The other difference between free market liberals and the flat-earthers of the right is a willingness to consider facts as opposed to making decisions based upon a perverse combination of extremist ideology and hyper-partisanship. While the extremists might see the free market as something which exists in a pure state of nature with perfect regulation by Adam Smith’s invisible hand, most people realize that markets work because of a certain degree of necessary regulation. While many of us would philosophically prefer to see a minimum amount of government involvement in the economy, we also recognize that there are certain functions which the market does not handle well, and that there are certain times when more drastic action is necessary to avert disaster.

McCain also sees a combination of liberal and libertarian beliefs as having little prospect for electoral success. A discussion of which views are right and which views can win elections are two different things, but McCain is also wrong here. There is a growing number of people under variety of labels who fit this description. In the past they were sometimes called liberal Republicans until the Republicans drove them out of the party. More recently they were called Starbucks Republicans or South Park Republicans until they began to vote Democratic.

Obama’s victory was an example of the emergence of socially liberal and economically conservative or pragmatic voters as we had a significant impact in both the Democratic primaries and the general election. All of us affluentwine and latte drinking liberals who enjoy and understand the virtues of the free market are still around despite all the opposition from both the Clintonistas and Palinistas. Our views may or may not win in future elections, but we have become a force to counter both the views of the big-government elements of the left and the authoritarian right.

In a two party system there is a wide range of voters supporting a major party candidate, but many of us were attracted to Obama based upon the combination of his social views along with the Chicago school influences on his economic beliefs. Of course rabid right wingers who repeat the Limbaugh/Hannity line that Obama is a far leftist or even a socialist are too out of touch with reality to see this.

In their desperate fight against modernity and thier clutching to beliefs such as creationism they are missing how America is changing. The current economic crisis might accelerate such changes as the country increasingly becomes divided between the productive cities dominated by educated liberals and the Republicans become a primarily regional party of the south and Mormon belt dominated by those who are intellectually unprepared to live in the modern world.

Update: McCain responds here. I would normally respond to his post, but a discussion such as this was well beyond anything his world view could handle. He has nothing of substance to say in response to any of the actual points.  It is just another example of how many on the far right are not able to handle the issues of the twenty-first century and  lack of understanding of respecting the rights of others. This probably explains why the attacks on liberals from this element of the right are nothing but repetitions of Limbaugh/Hannity stereotypes. They have no ability to even understand the beliefs of others. Instead, as seen a previous time when McCain replied to one of my posts, his world view is limited to trying to figure out what God wants and then imposing this view upon others.
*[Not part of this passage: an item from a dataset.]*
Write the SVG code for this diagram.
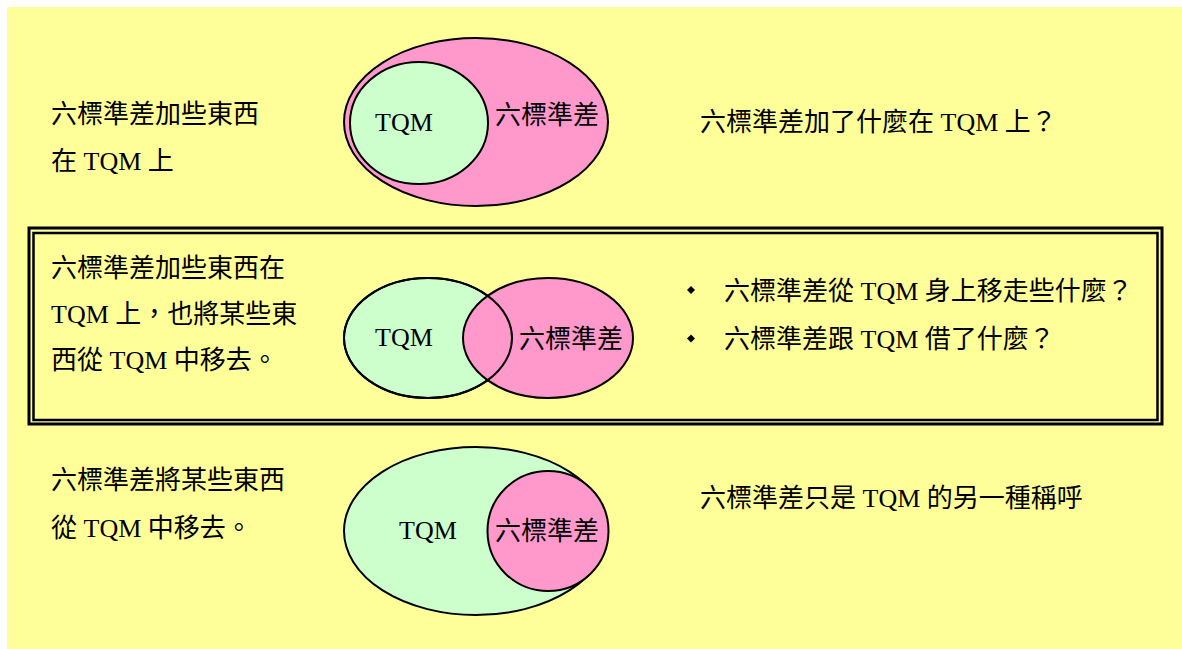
<svg xmlns="http://www.w3.org/2000/svg" width="1182" height="649" viewBox="0 0 1182 649">
<style>
.t{font-family:"Liberation Serif","Noto Sans CJK TC",serif;font-size:26px;fill:#000}
.g{fill:#CCFFCC;stroke:#000;stroke-width:2}
.p{fill:#FF99CC;stroke:#000;stroke-width:2}
.o{fill:none;stroke:#000;stroke-width:2}
</style>
<rect x="0" y="0" width="1182" height="649" fill="#fff"/>
<rect x="7" y="7" width="1175" height="642" fill="#FFFF99"/>
<g id="row1">
  <text class="t" x="51" y="123">六標準差加些東西</text>
  <text class="t" x="51" y="170">在 TQM 上</text>
  <g id="venn1">
    <ellipse class="p" cx="476" cy="122" rx="132" ry="84"/>
    <ellipse class="g" cx="419" cy="123" rx="69" ry="61"/>
    <text class="t" x="404" y="131" text-anchor="middle">TQM</text>
    <text class="t" x="495" y="124">六標準差</text>
  </g>
  <text class="t" x="700" y="131">六標準差加了什麼在 TQM 上？</text>
</g>
<g id="row2">
  <rect x="29" y="228" width="1133" height="196" fill="none" stroke="#000" stroke-width="3"/>
  <rect x="33.5" y="233" width="1124" height="187" fill="none" stroke="#000" stroke-width="2.5"/>
  <text class="t" x="51" y="277">六標準差加些東西在</text>
  <text class="t" x="51" y="323">TQM 上，也將某些東</text>
  <text class="t" x="51" y="369">西從 TQM 中移去。</text>
  <g id="venn2">
    <ellipse class="g" cx="428" cy="338" rx="84" ry="60"/>
    <ellipse class="p" cx="548" cy="338" rx="85" ry="60"/>
    <ellipse class="o" cx="428" cy="338" rx="84" ry="60"/>
    <text class="t" x="404" y="346" text-anchor="middle">TQM</text>
    <text class="t" x="519" y="348">六標準差</text>
  </g>
  <polygon points="691,286 695,290 691,294 687,290" fill="#000"/>
  <polygon points="691,334.5 695,338.5 691,342.5 687,338.5" fill="#000"/>
  <text class="t" x="724" y="300">六標準差從 TQM 身上移走些什麼？</text>
  <text class="t" x="724" y="348">六標準差跟 TQM 借了什麼？</text>
</g>
<g id="row3">
  <text class="t" x="51" y="489">六標準差將某些東西</text>
  <text class="t" x="51" y="537">從 TQM 中移去。</text>
  <g id="venn3">
    <ellipse class="g" cx="476" cy="531" rx="132" ry="84"/>
    <ellipse class="p" cx="548" cy="531" rx="60.5" ry="60"/>
    <text class="t" x="428" y="539" text-anchor="middle">TQM</text>
    <text class="t" x="495" y="540">六標準差</text>
  </g>
  <text class="t" x="700" y="507">六標準差只是 TQM 的另一種稱呼</text>
</g>
</svg>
Such a limited world view hardly leaves one capable  of giving a coherent response to this post.

3 Comments

  1. 1
    Teh Sadly says:

    The ‘fighters against modernity’ thesis comes ultimately from postwar attempts to explain the popular appeal of European fascism — Theodor Adorno, Ernst Nolte, Eric Hoffer, Reich, et al. I think at this point it has limited use in explaining American conservatism.

    Much more useful as a basic fraqmework, IMHO, is Bob Altemeyer’s work on the authoritarian personality type, although I think Altemeyer misses a lot by seeing wingnuts as driven by fear and anxiety — as avoiders of things such as modernity — when in the wild, as it were, they behave much more like thrill junkies, actively seeking out occasions for outrage and conflict in order to maintain a kind of emotional high. Wingnuttery seems to be a psychosocial phenomenon not unlike addicton to horror movies or porn, except directed politically.
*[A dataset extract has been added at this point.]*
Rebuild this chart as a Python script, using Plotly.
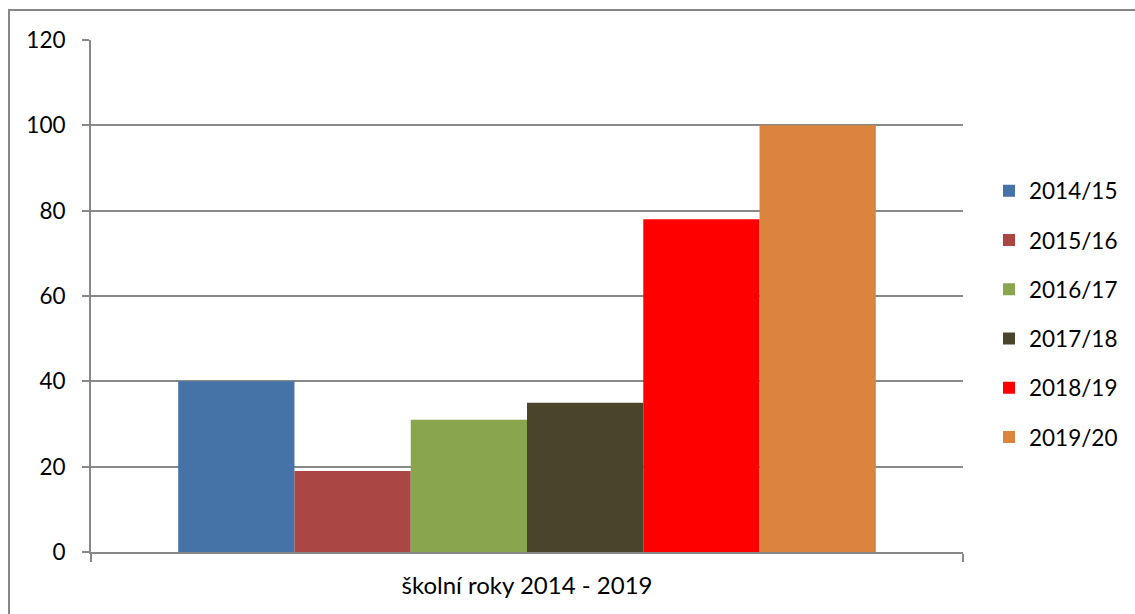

    Anyway, Ron, I don’t see that today’s wingnuts are inherently attracted to conservatism at all, and suspect that they would  have been quite at home in certain charismatic leftist movements of the 19th-20th C.  The key, I think, to the success of the contemporary American conservative movement is its skill at cultivating this floating constituency, at stimulating the base emotions that motivate them. Basically, in providing drama to these  drama junkies through what amounts to a day-to-day soap opera of outrage, triumph, self-sympathy, and spite.

    To the disadvantage of the GOP, once you become the vicarious champions of the wingnut caucus, it becomes very hard to reconnect with reality and governance.

  2. 2
    Ron Chusid says:

    The authoritarianism, as well as reaction to the modern world, along with the other factors mentioned, are not mutually exclusive. It probably takes multiple factors to explain wing nuttery.

    Providing drama and playing the victim is also a part. Then add the belief that they have exclusive information about how the world really works. They take some basic economic principles and apply them whether they work in a specific case or not and pat themselves on the back  with a belief that they “understand” economics while believing liberals do not.

    They have their own news outlets which tell things which the mainstream (or to them liberal) media does not. Any objective source of information is a product of liberal bias to them and is ignored, both reinforcing their lack of connection to reality and adding to their drama.

  3. 3
    Teh Sadly says:

    One of the reasons I’m suspicious of the anti-modernity thesis is that it assumes ‘modernity’ as a place of ever-advancing social and economic progress — something that Adorno and that whole crew would have believed implicitly as Marxists, but that we never assume anymore except when we’re comparing ourselves to conservatives.

    If you flip it around and assume that ‘modernity’ is an ever-expanding, ever-freer market capitalism (which we tend unconsciously to do), then it’s even less clear who’s on the side of progress, and who, as the old line goes, is standing athwart it yelling ‘stop.’

    But basically, I just see wingnuts (or ‘pseudo-conservatives’ ) as more constant over time than people give them credit for. They’re not against progress or change per se, but as a historical type, they can’t stand the idea that anyone might be getting a better deal than they had. They’re against progress for the better.